Khalifah ketiga kaum Muslimin, Sayyidina Utsman bin Affan Radhiyallahu ‘anhu sedang bertransaksi dengan seseorang. Jual beli ladang. Tak butuh waktu yang lama, keduanya menyepakati harga.
“Ulurkan tanganmu.” pinta Sayyidina Utsman kepada laki-laki yang hendak menjual ladangnya itu.
Sudah menjadi kebiasaan, sebagai tanda kesepakatan atas sebuah akad jual beli adalah jabat tangan antara penjual dan pembeli. Namun, si laki-laki tak lekas mengulurkan tangannya. Ia justru menyampaikan syarat lain.
“Aku,” katanya kepada Sayyidina Utsman bin Affan, “akan menjual ladang ini asal engkau tambahkan sepuluh ribu dirham.”
Saat itu terdapat juga sahabat mulia Abdurrahman bin Auf Radhiyallahu ‘anhu. Utsman bin Affan menoleh ke arah Abdurrahman, lalu berkata, “Saya pernah mendengar Rasulullah Shallallahu ‘Alaihi Wa sallam bersabda, ‘Allah Ta’ala akan memasukkan orang yang bermurah hati ke dalam surga; baik pembeli maupun penjual, baik hakim atau terdakwa.’”
Dengan semangat mengikuti hadits yang mulia ini, Sayyidina Utsman bin Affan Radhiyallahu ‘anhu menoleh ke arah pemilik ladang. Ia mengambil keputusan mengejutkan. Ujarnya, “Baiklah. Ini sepuluh ribu dirham. (Aku memberikannya kepadamu) karena mengikuti sabda yang pernah diucapkan oleh Rasulullah Shallallahu “Alaihi Wa sallam tersebut.”
Uang senilai sepuluh ribu dirham yang diminta oleh si penjual ladang bukanlah akad riba’. Tapi sejenis pemberian (hibah) yang memang dibolehkan.
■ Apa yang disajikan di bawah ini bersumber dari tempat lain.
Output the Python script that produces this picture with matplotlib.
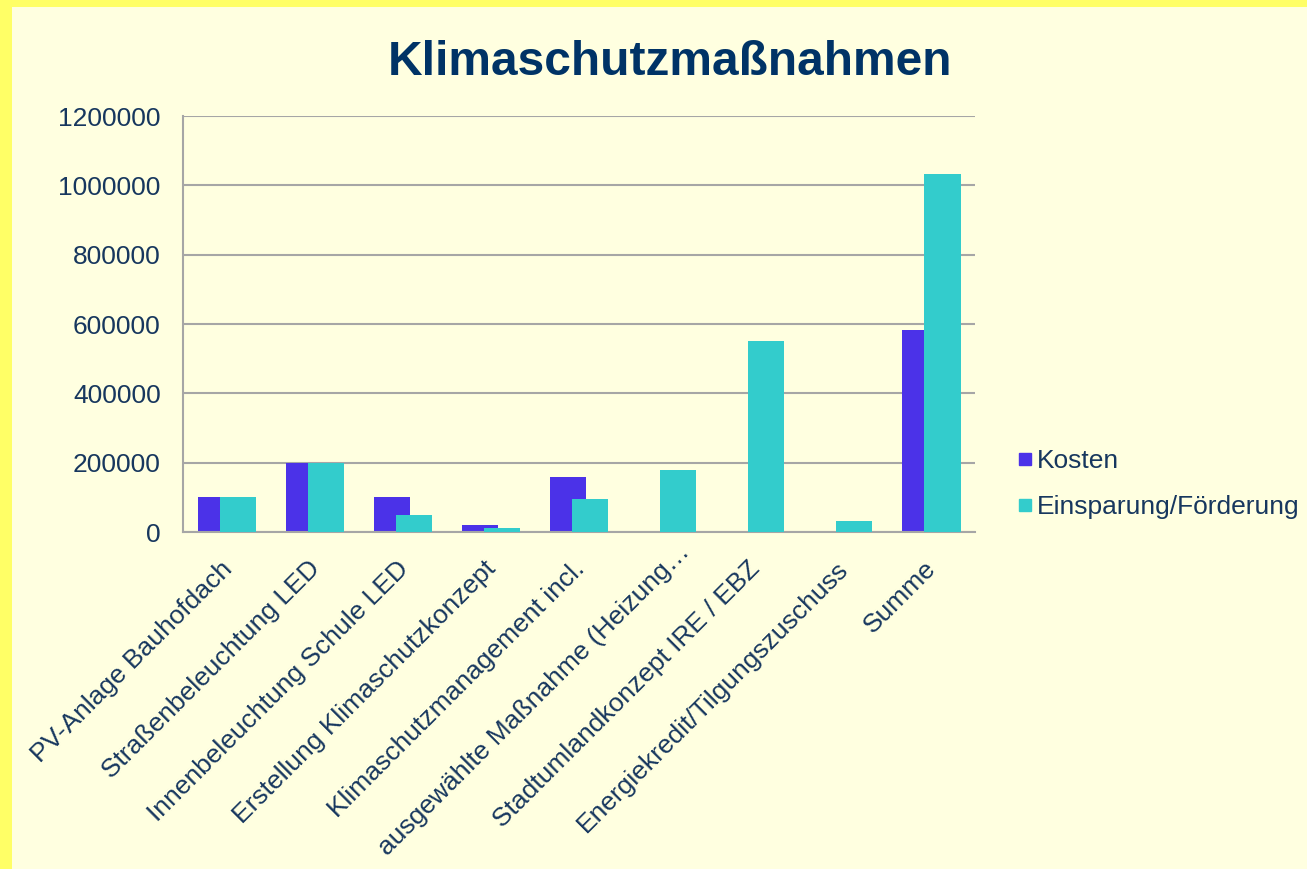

Bahkan, satu di antara sunnah baik dalam menjual adalah memberikan pengurangan harga (diskon) atau memberikan bayaran lebih saat kita membeli.
Kisah sejenis ini perlu kita ingat-ingat untuk diamalkan. Apalagi saat-saat seperti ini, ketika gelombang promosi menjadi pengusaha dengan berbagai labelnya semakin deras. Bahkan, saking bersemangatnya, ada begitu banyak konsep syubhat yang diadopsi. Padahal, sebagai kaum Muslimin, kita memiliki banyak teladan yang nyata keshahihannya.
Dari kisah ini kita bisa menyimpulkan satu di antara banyaknya kriteria pengusaha sejati. Ialah orang-orang yang berniaga dengan niat ibadah. Orientasinya bukan hanya rupiah atau keuntungan semata. Ia berharap dan benar-benar beramal agar surga bisa dibeli dengan berbagai transaksi yang mereka lakukan.
Mudah-mudahan Allah Ta’ala memudahkan kita untuk menjadi pengusaha yang benar-benar memburu surga. Aamiin.